One of his first professional commissions was to create window displays for the toy store F.A.O. Schwarz. His illustrations were first published in 1947 in a textbook titled Atomics for the Millions by Dr. Maxwell Leigh Eidinoff. He spent much of the 1950s illustrating children’s books written by others before beginning to write his own stories.
Sendak’s ability to remember the sounds and feelings of particular childhood moments were demonstrated in his best-known work, Where the Wild Things Are (1963).
He won the 1964 Caldecott Medal for this book. He later wrote and illustrated two companion books: In the Night Kitchen (1970) and Outside Over There (1981). The latter received a 1982 American Book Award.
Sendak has said the three works are about “how children manage to get through childhood…how they defeat boredom, worries and fear, and find joy.”
Sendak illustrated some ninety children’s books. In 1970, he won the international Hans Christian Andersen Medal for the body of his illustrated work. He was the first American to receive this highest honor in children’s book publishing.
In 1983, Sendak won the Laura Ingalls Wilder Award, given by the American Library Association for an entire body of work.

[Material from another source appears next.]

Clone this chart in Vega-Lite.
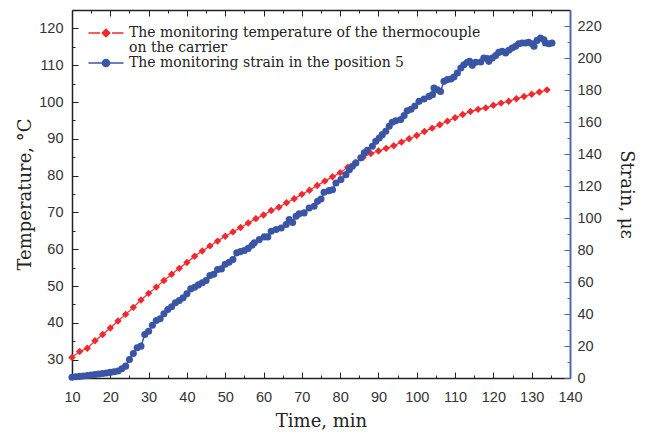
{
  "$schema": "https://vega.github.io/schema/vega-lite/v6.json",
  "width": 498,
  "height": 368,
  "autosize": {"type": "none"},
  "padding": {"left": 72, "top": 10, "right": 76, "bottom": 59},
  "background": "white",
  "config": {
    "view": {"stroke": null},
    "axis": {
      "grid": false,
      "labelFlush": false,
      "labelFont": "Liberation Sans",
      "labelFontSize": 14.5,
      "labelColor": "#333",
      "titleFont": "DejaVu Serif",
      "titleFontSize": 18,
      "titleFontWeight": "normal",
      "titleColor": "#222",
      "domainColor": "#222",
      "tickColor": "#222",
      "domainWidth": 1.5,
      "tickWidth": 1
    }
  },
  "datasets": {
    "temp": [
      {"time": 10, "temperature": 30.6}, {"time": 12, "temperature": 32.2}, {"time": 14, "temperature": 33.1},
      {"time": 16, "temperature": 35.1}, {"time": 18, "temperature": 36.8}, {"time": 20, "temperature": 38.6},
      {"time": 22, "temperature": 40.5}, {"time": 24, "temperature": 42.3}, {"time": 26, "temperature": 44.2},
      {"time": 28, "temperature": 46.2}, {"time": 30, "temperature": 48.0}, {"time": 32, "temperature": 49.7},
      {"time": 34, "temperature": 51.5}, {"time": 36, "temperature": 53.2}, {"time": 38, "temperature": 54.8},
      {"time": 40, "temperature": 56.4}, {"time": 42, "temperature": 58.1}, {"time": 44, "temperature": 59.5},
      {"time": 46, "temperature": 60.9}, {"time": 48, "temperature": 62.2}, {"time": 50, "temperature": 63.5},
      {"time": 52, "temperature": 64.7}, {"time": 54, "temperature": 65.9}, {"time": 56, "temperature": 67.1},
      {"time": 58, "temperature": 68.3}, {"time": 60, "temperature": 69.3}, {"time": 62, "temperature": 70.5},
      {"time": 64, "temperature": 71.4}, {"time": 66, "temperature": 72.6}, {"time": 68, "temperature": 73.7},
      {"time": 70, "temperature": 74.9}, {"time": 72, "temperature": 76.0}, {"time": 74, "temperature": 77.3},
      {"time": 76, "temperature": 78.5}, {"time": 78, "temperature": 79.7}, {"time": 80, "temperature": 80.8},
      {"time": 82, "temperature": 82.3}, {"time": 84, "temperature": 83.6}, {"time": 86, "temperature": 85.0},
      {"time": 88, "temperature": 86.0}, {"time": 90, "temperature": 86.7}, {"time": 92, "temperature": 87.4},
      {"time": 94, "temperature": 88.1}, {"time": 96, "temperature": 89.1}, {"time": 98, "temperature": 90.0},
      {"time": 100, "temperature": 90.9}, {"time": 102, "temperature": 92.0}, {"time": 104, "temperature": 92.9},
      {"time": 106, "temperature": 93.8}, {"time": 108, "temperature": 94.8}, {"time": 110, "temperature": 95.7},
      {"time": 112, "temperature": 96.6}, {"time": 114, "temperature": 97.4}, {"time": 116, "temperature": 98.0},
      {"time": 118, "temperature": 98.4}, {"time": 120, "temperature": 99.1}, {"time": 122, "temperature": 99.7},
      {"time": 124, "temperature": 100.2}, {"time": 126, "temperature": 100.9}, {"time": 128, "temperature": 101.5},
      {"time": 130, "temperature": 102.1}, {"time": 132, "temperature": 102.7}, {"time": 134, "temperature": 103.3}
    ],
    "strain": [
      {"time": 10, "strain": 0.5}, {"time": 11, "strain": 0.8}, {"time": 12, "strain": 1.0}, {"time": 13, "strain": 1.3},
      {"time": 14, "strain": 1.6}, {"time": 15, "strain": 1.9}, {"time": 16, "strain": 2.2}, {"time": 17, "strain": 2.5},
      {"time": 18, "strain": 2.8}, {"time": 19, "strain": 3.1}, {"time": 20, "strain": 3.5}, {"time": 21, "strain": 3.9},
      {"time": 22, "strain": 4.4}, {"time": 23, "strain": 5.8}, {"time": 24, "strain": 7.4}, {"time": 25, "strain": 11.6},
      {"time": 26, "strain": 15.3}, {"time": 27, "strain": 18.9}, {"time": 28, "strain": 19.9}, {"time": 29, "strain": 27.2},
      {"time": 30, "strain": 29.2}, {"time": 31, "strain": 33.0}, {"time": 32, "strain": 35.9}, {"time": 33, "strain": 37.0},
      {"time": 34, "strain": 40.1}, {"time": 35, "strain": 42.8}, {"time": 36, "strain": 44.5}, {"time": 37, "strain": 47.0},
      {"time": 38, "strain": 48.4}, {"time": 39, "strain": 50.1}, {"time": 40, "strain": 52.6}, {"time": 41, "strain": 55.7},
      {"time": 42, "strain": 56.7}, {"time": 43, "strain": 58.2}, {"time": 44, "strain": 59.5}, {"time": 45, "strain": 60.9},
      {"time": 46, "strain": 64.0}, {"time": 47, "strain": 64.8}, {"time": 48, "strain": 67.8}, {"time": 49, "strain": 68.2},
      {"time": 50, "strain": 71.1}, {"time": 51, "strain": 72.3}, {"time": 52, "strain": 74.0}, {"time": 53, "strain": 78.2},
      {"time": 54, "strain": 79.0}, {"time": 55, "strain": 79.7}, {"time": 56, "strain": 81.0}, {"time": 57, "strain": 83.0},
      {"time": 57.6, "strain": 84.5}, {"time": 58.9, "strain": 86.5}, {"time": 60.2, "strain": 88.2}, {"time": 61.1, "strain": 88.2},
      {"time": 62, "strain": 91.7}, {"time": 63.3, "strain": 92.8}, {"time": 64.6, "strain": 93.8}, {"time": 65.9, "strain": 95.9},
      {"time": 66.7, "strain": 99.0}, {"time": 67.6, "strain": 97.2}, {"time": 68.5, "strain": 101.1}, {"time": 69.3, "strain": 102.6},
      {"time": 70.6, "strain": 103.2}, {"time": 71.9, "strain": 106.3}, {"time": 73.2, "strain": 107.3}, {"time": 74.1, "strain": 110.4},
      {"time": 75, "strain": 111.9}, {"time": 75.8, "strain": 116.1}, {"time": 77.1, "strain": 117.1}, {"time": 78, "strain": 117.7},
      {"time": 78.9, "strain": 121.9}, {"time": 80.2, "strain": 124.0}, {"time": 81.5, "strain": 127.1}, {"time": 82.4, "strain": 130.2},
      {"time": 83.2, "strain": 132.3}, {"time": 84.1, "strain": 134.4}, {"time": 85.4, "strain": 137.6}, {"time": 86.3, "strain": 140.7},
      {"time": 87.1, "strain": 142.3}, {"time": 88.4, "strain": 144.8}, {"time": 89.3, "strain": 147.9}, {"time": 90.2, "strain": 150.0},
      {"time": 91, "strain": 152.1}, {"time": 91.9, "strain": 154.2}, {"time": 92.8, "strain": 157.3}, {"time": 93.6, "strain": 159.8},
      {"time": 94.5, "strain": 160.8}, {"time": 95.8, "strain": 161.5}, {"time": 96.7, "strain": 164.0}, {"time": 97.5, "strain": 167.0},
      {"time": 98.5, "strain": 168.0}, {"time": 99.5, "strain": 170.0}, {"time": 100.6, "strain": 172.9}, {"time": 101.9, "strain": 174.4},
      {"time": 103.2, "strain": 176.0}, {"time": 104.1, "strain": 177.1}, {"time": 104.5, "strain": 181.3}, {"time": 105.4, "strain": 180.2},
      {"time": 106.2, "strain": 179.1}, {"time": 107.1, "strain": 185.4}, {"time": 108, "strain": 186.5}, {"time": 108.9, "strain": 186.9},
      {"time": 109.7, "strain": 188.1}, {"time": 110.6, "strain": 190.6}, {"time": 111.5, "strain": 193.8}, {"time": 112.3, "strain": 195.8},
      {"time": 113.2, "strain": 197.3}, {"time": 113.8, "strain": 197.9}, {"time": 114.5, "strain": 195.4}, {"time": 115.4, "strain": 197.3},
      {"time": 116.7, "strain": 197.5}, {"time": 117.5, "strain": 200.0}, {"time": 118.4, "strain": 199.6}, {"time": 118.8, "strain": 197.9},
      {"time": 119.7, "strain": 200.0}, {"time": 120.6, "strain": 201.5}, {"time": 121.4, "strain": 203.5}, {"time": 122.3, "strain": 204.2},
      {"time": 123.2, "strain": 203.2}, {"time": 124, "strain": 204.8}, {"time": 124.9, "strain": 206.3}, {"time": 125.8, "strain": 207.3},
      {"time": 126.6, "strain": 208.9}, {"time": 127.5, "strain": 209.4}, {"time": 128.4, "strain": 209.4}, {"time": 129.2, "strain": 209.8},
      {"time": 130.1, "strain": 208.9}, {"time": 130.6, "strain": 207.3}, {"time": 131.4, "strain": 211.0}, {"time": 132.3, "strain": 212.5},
      {"time": 133.2, "strain": 211.4}, {"time": 133.6, "strain": 209.4}, {"time": 134.5, "strain": 208.9}, {"time": 135.3, "strain": 209.4}
    ]
  },
  "layer": [
    {
      "data": {"name": "temp"},
      "mark": {"type": "line", "strokeWidth": 1.2},
      "encoding": {
        "x": {"field": "time", "type": "quantitative", "scale": {"domain": [10, 140], "nice": false, "zero": false},
          "axis": {"orient": "bottom", "values": [10, 20, 30, 40, 50, 60, 70, 80, 90, 100, 110, 120, 130, 140], "tickSize": -6, "labelPadding": 18, "title": "Time, min", "titlePadding": 9}},
        "y": {"field": "temperature", "type": "quantitative", "scale": {"domain": [25, 125], "nice": false, "zero": false},
          "axis": {"orient": "left", "values": [30, 40, 50, 60, 70, 80, 90, 100, 110, 120], "tickSize": -6, "labelPadding": 15, "title": "Temperature, °C", "titlePadding": 4}},
        "color": {
          "datum": "The monitoring temperature of the thermocouple on the carrier",
          "type": "nominal",
          "scale": {"domain": ["The monitoring temperature of the thermocouple on the carrier", "The monitoring strain in the position 5"], "range": ["#f2282d", "#3a55a5"]},
          "legend": {
            "orient": "none", "legendX": 27, "legendY": 16, "direction": "vertical", "title": null,
            "labelFont": "DejaVu Serif", "labelFontSize": 14, "labelColor": "#222", "labelLimit": 600,
            "labelOffset": 16, "symbolSize": 100, "symbolStrokeWidth": 1.5, "rowPadding": 1,
            "labelExpr": "datum.label == 'The monitoring temperature of the thermocouple on the carrier' ? ['The monitoring temperature of the thermocouple', 'on the carrier'] : datum.label",
            "encode": {
              "labels": {"update": {"lineHeight": {"value": 15}}},
              "symbols": {"update": {
                "shape": {"signal": "datum.value == 'The monitoring temperature of the thermocouple on the carrier' ? 'M-3.5,0H-1.2M1.2,0H3.5M0,-0.75L0.75,0L0,0.75L-0.75,0Z' : 'M-3.5,0H3.5M-0.7,0A0.7,0.7,0,1,1,0.7,0A0.7,0.7,0,1,1,-0.7,0Z'"},
                "fill": {"signal": "datum.value == 'The monitoring temperature of the thermocouple on the carrier' ? '#f2282d' : '#3a55a5'"},
                "stroke": {"signal": "datum.value == 'The monitoring temperature of the thermocouple on the carrier' ? '#f2282d' : '#3a55a5'"},
                "strokeWidth": {"value": 1.5},
                "opacity": {"value": 1}
              }}
            }
          }
        }
      }
    },
    {
      "data": {"name": "temp"},
      "mark": {"type": "point", "shape": "diamond", "filled": true, "size": 55, "opacity": 1},
      "encoding": {
        "x": {"field": "time", "type": "quantitative",
          "axis": {"orient": "bottom", "values": [15, 25, 35, 45, 55, 65, 75, 85, 95, 105, 115, 125, 135], "tickSize": -3, "labels": false, "domain": false, "title": null}},
        "y": {"field": "temperature", "type": "quantitative", "scale": {"domain": [25, 125], "nice": false, "zero": false},
          "axis": {"orient": "left", "values": [35, 45, 55, 65, 75, 85, 95, 105, 115], "tickSize": -3, "labels": false, "domain": false, "title": null}},
        "color": {"datum": "The monitoring temperature of the thermocouple on the carrier", "type": "nominal"}
      }
    },
    {
      "data": {"name": "strain"},
      "mark": {"type": "line", "strokeWidth": 1.5},
      "encoding": {
        "x": {"field": "time", "type": "quantitative",
          "axis": {"orient": "top", "values": [10, 20, 30, 40, 50, 60, 70, 80, 90, 100, 110, 120, 130, 140], "tickSize": -6, "labels": false, "title": null}},
        "y": {"field": "strain", "type": "quantitative", "scale": {"domain": [0, 230], "nice": false, "zero": false},
          "axis": {"orient": "right", "values": [0, 20, 40, 60, 80, 100, 120, 140, 160, 180, 200, 220], "tickSize": -6, "labelPadding": 13, "title": "Strain, με", "titlePadding": 15, "domainColor": "#5068b0", "tickColor": "#5068b0", "domainWidth": 2}},
        "color": {"datum": "The monitoring strain in the position 5", "type": "nominal"}
      }
    },
    {
      "data": {"name": "strain"},
      "mark": {"type": "point", "shape": "circle", "filled": true, "size": 50, "opacity": 1},
      "encoding": {
        "x": {"field": "time", "type": "quantitative",
          "axis": {"orient": "top", "values": [15, 25, 35, 45, 55, 65, 75, 85, 95, 105, 115, 125, 135], "tickSize": -3, "labels": false, "domain": false, "title": null}},
        "y": {"field": "strain", "type": "quantitative", "scale": {"domain": [0, 230], "nice": false, "zero": false},
          "axis": {"orient": "right", "values": [10, 30, 50, 70, 90, 110, 130, 150, 170, 190, 210], "tickSize": -3, "labels": false, "domain": false, "title": null, "tickColor": "#5068b0"}},
        "color": {"datum": "The monitoring strain in the position 5", "type": "nominal"}
      }
    }
  ],
  "resolve": {"scale": {"y": "independent"}, "axis": {"x": "independent", "y": "independent"}}
}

In 1996, U.S. president Bill Clinton presented Sendak with the National Medal of Arts.
Later in his carrer, the artist designed sets and costumes for the ballet and for a number of grand operas in the United States and England.
In 2003 Sendak received the first Astrid Lindgren Memorial Award, the Swedish government’s international prize for children’s literature.
Throughout the past fifty years, Maurice Sendak has been one of the most consistently inventive and challenging voices in children’s literature.
His books and productions are among the best-loved imaginative works of their time. Like the Grimm brothers before him, Sendak has created a body of work both entertaining and educational, which will continue to be popular for generations.